§ YOUR TASK: Images should be left out, and everything else in the listing reproduced exactly.

§ DATA SECTION:
┌──
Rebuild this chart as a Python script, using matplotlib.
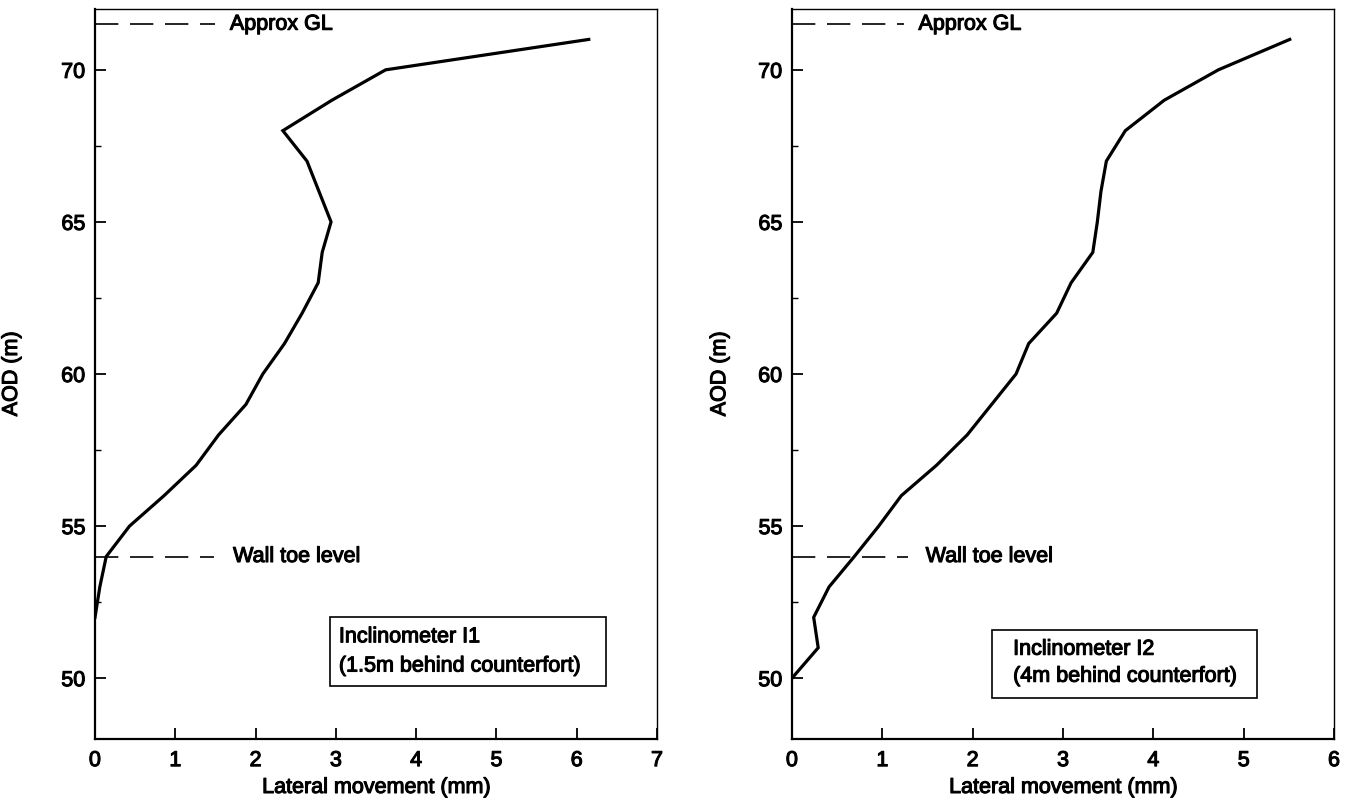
import numpy as np
import matplotlib.pyplot as plt
import matplotlib.patheffects as pe
from matplotlib.patches import Rectangle

plt.rcParams["font.family"] = ["Liberation Sans", "DejaVu Sans"]

# Inclinometer I1 (1.5m behind counterfort)
aod_i1 = [52, 53, 54, 55, 56, 57, 58, 59, 60, 61, 62, 63, 64, 65, 66, 67, 68, 69, 70, 71]
move_i1 = [0.0, 0.06, 0.14, 0.43, 0.86, 1.26, 1.54, 1.88, 2.09, 2.36, 2.58, 2.78, 2.83,
           2.94, 2.79, 2.64, 2.34, 2.95, 3.62, 6.15]

# Inclinometer I2 (4m behind counterfort)
aod_i2 = [50, 51, 52, 53, 54, 55, 56, 57, 58, 59, 60, 61, 62, 63, 64, 65, 66, 67, 68, 69, 70, 71]
move_i2 = [0.0, 0.29, 0.24, 0.41, 0.69, 0.96, 1.21, 1.60, 1.94, 2.21, 2.48, 2.62, 2.93,
           3.09, 3.33, 3.38, 3.42, 3.48, 3.69, 4.12, 4.72, 5.51]

gl_level = 71.5
toe_level = 54.0

W, H = 1360, 804
fig = plt.figure(figsize=(W / 100, H / 100), dpi=100)

panels = [
    dict(rect=[95 / W, 64 / H, 562 / W, 730 / H], x=move_i1, y=aod_i1, xmax=7,
         gl_end=1.49, toe_end=1.48, gl_txt=1.68, toe_txt=1.72,
         box=(0.418, 0.073, 0.491, 0.094), txt_x=0.434, line_y=(0.140, 0.100),
         lines=("Inclinometer I1", "(1.5m behind counterfort)"), ylab_x=-0.130),
    dict(rect=[792 / W, 64 / H, 542 / W, 730 / H], x=move_i2, y=aod_i2, xmax=6,
         gl_end=1.24, toe_end=1.28, gl_txt=1.40, toe_txt=1.48,
         box=(0.369, 0.056, 0.489, 0.093), txt_x=0.408, line_y=(0.123, 0.086),
         lines=("Inclinometer I2", "(4m behind counterfort)"), ylab_x=-0.114),
]

fs = 15.5
bold = [pe.withStroke(linewidth=0.8, foreground="black")]

for p in panels:
    ax = fig.add_axes(p["rect"])
    ax.plot(p["x"], p["y"], color="black", lw=2.3, solid_joinstyle="miter")

    # reference levels
    ax.plot([0, p["gl_end"]], [gl_level, gl_level], color="black", lw=1.2, dashes=(14, 7))
    ax.plot([0, p["toe_end"]], [toe_level, toe_level], color="black", lw=1.2, dashes=(14, 7))
    ax.text(p["gl_txt"], gl_level, "Approx GL", fontsize=fs, va="center", ha="left",
            path_effects=bold)
    ax.text(p["toe_txt"], toe_level, "Wall toe level", fontsize=fs, va="center", ha="left",
            path_effects=bold)

    # legend-like box
    bx, by, bw, bh = p["box"]
    ax.add_patch(Rectangle((bx, by), bw, bh, transform=ax.transAxes, fill=False,
                           edgecolor="black", lw=1.2))
    for txt, ty in zip(p["lines"], p["line_y"]):
        ax.text(p["txt_x"], ty, txt, transform=ax.transAxes, fontsize=fs,
                va="center", ha="left", path_effects=bold)

    ax.set_xlim(0, p["xmax"])
    ax.set_ylim(48, 72)
    ax.set_xticks(np.arange(0, p["xmax"] + 1, 1))
    ax.set_yticks([50, 55, 60, 65, 70])
    ax.set_yticks([52.5, 57.5, 62.5, 67.5], minor=True)
    ax.tick_params(axis="both", which="major", direction="in", length=8, width=1.3,
                   labelsize=fs, pad=7)
    ax.tick_params(axis="y", which="minor", direction="in", length=4, width=1.0)
    ax.tick_params(axis="x", pad=8)
    for lab in ax.get_xticklabels() + ax.get_yticklabels():
        lab.set_path_effects(bold)

    for side in ["left", "bottom"]:
        ax.spines[side].set_linewidth(1.6)
    for side in ["top", "right"]:
        ax.spines[side].set_linewidth(1.0)

    ax.set_xlabel("Lateral movement (mm)", fontsize=fs, path_effects=bold)
    ax.set_ylabel("AOD (m)", fontsize=fs, path_effects=bold)
    ax.xaxis.set_label_coords(0.5, -0.052)
    ax.yaxis.set_label_coords(p["ylab_x"], 0.5)

fig.savefig("out.png", dpi=100)
plt.close(fig)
└──
§ ANSWER TO THE TASK:
Rebuild this chart as a Python script, using matplotlib.
import numpy as np
import matplotlib.pyplot as plt
import matplotlib.patheffects as pe
from matplotlib.patches import Rectangle

plt.rcParams["font.family"] = ["Liberation Sans", "DejaVu Sans"]

# Inclinometer I1 (1.5m behind counterfort)
aod_i1 = [52, 53, 54, 55, 56, 57, 58, 59, 60, 61, 62, 63, 64, 65, 66, 67, 68, 69, 70, 71]
move_i1 = [0.0, 0.06, 0.14, 0.43, 0.86, 1.26, 1.54, 1.88, 2.09, 2.36, 2.58, 2.78, 2.83,
           2.94, 2.79, 2.64, 2.34, 2.95, 3.62, 6.15]

# Inclinometer I2 (4m behind counterfort)
aod_i2 = [50, 51, 52, 53, 54, 55, 56, 57, 58, 59, 60, 61, 62, 63, 64, 65, 66, 67, 68, 69, 70, 71]
move_i2 = [0.0, 0.29, 0.24, 0.41, 0.69, 0.96, 1.21, 1.60, 1.94, 2.21, 2.48, 2.62, 2.93,
           3.09, 3.33, 3.38, 3.42, 3.48, 3.69, 4.12, 4.72, 5.51]

gl_level = 71.5
toe_level = 54.0

W, H = 1360, 804
fig = plt.figure(figsize=(W / 100, H / 100), dpi=100)

panels = [
    dict(rect=[95 / W, 64 / H, 562 / W, 730 / H], x=move_i1, y=aod_i1, xmax=7,
         gl_end=1.49, toe_end=1.48, gl_txt=1.68, toe_txt=1.72,
         box=(0.418, 0.073, 0.491, 0.094), txt_x=0.434, line_y=(0.140, 0.100),
         lines=("Inclinometer I1", "(1.5m behind counterfort)"), ylab_x=-0.130),
    dict(rect=[792 / W, 64 / H, 542 / W, 730 / H], x=move_i2, y=aod_i2, xmax=6,
         gl_end=1.24, toe_end=1.28, gl_txt=1.40, toe_txt=1.48,
         box=(0.369, 0.056, 0.489, 0.093), txt_x=0.408, line_y=(0.123, 0.086),
         lines=("Inclinometer I2", "(4m behind counterfort)"), ylab_x=-0.114),
]

fs = 15.5
bold = [pe.withStroke(linewidth=0.8, foreground="black")]

for p in panels:
    ax = fig.add_axes(p["rect"])
    ax.plot(p["x"], p["y"], color="black", lw=2.3, solid_joinstyle="miter")

    # reference levels
    ax.plot([0, p["gl_end"]], [gl_level, gl_level], color="black", lw=1.2, dashes=(14, 7))
    ax.plot([0, p["toe_end"]], [toe_level, toe_level], color="black", lw=1.2, dashes=(14, 7))
    ax.text(p["gl_txt"], gl_level, "Approx GL", fontsize=fs, va="center", ha="left",
            path_effects=bold)
    ax.text(p["toe_txt"], toe_level, "Wall toe level", fontsize=fs, va="center", ha="left",
            path_effects=bold)

    # legend-like box
    bx, by, bw, bh = p["box"]
    ax.add_patch(Rectangle((bx, by), bw, bh, transform=ax.transAxes, fill=False,
                           edgecolor="black", lw=1.2))
    for txt, ty in zip(p["lines"], p["line_y"]):
        ax.text(p["txt_x"], ty, txt, transform=ax.transAxes, fontsize=fs,
                va="center", ha="left", path_effects=bold)

    ax.set_xlim(0, p["xmax"])
    ax.set_ylim(48, 72)
    ax.set_xticks(np.arange(0, p["xmax"] + 1, 1))
    ax.set_yticks([50, 55, 60, 65, 70])
    ax.set_yticks([52.5, 57.5, 62.5, 67.5], minor=True)
    ax.tick_params(axis="both", which="major", direction="in", length=8, width=1.3,
                   labelsize=fs, pad=7)
    ax.tick_params(axis="y", which="minor", direction="in", length=4, width=1.0)
    ax.tick_params(axis="x", pad=8)
    for lab in ax.get_xticklabels() + ax.get_yticklabels():
        lab.set_path_effects(bold)

    for side in ["left", "bottom"]:
        ax.spines[side].set_linewidth(1.6)
    for side in ["top", "right"]:
        ax.spines[side].set_linewidth(1.0)

    ax.set_xlabel("Lateral movement (mm)", fontsize=fs, path_effects=bold)
    ax.set_ylabel("AOD (m)", fontsize=fs, path_effects=bold)
    ax.xaxis.set_label_coords(0.5, -0.052)
    ax.yaxis.set_label_coords(p["ylab_x"], 0.5)

fig.savefig("out.png", dpi=100)
plt.close(fig)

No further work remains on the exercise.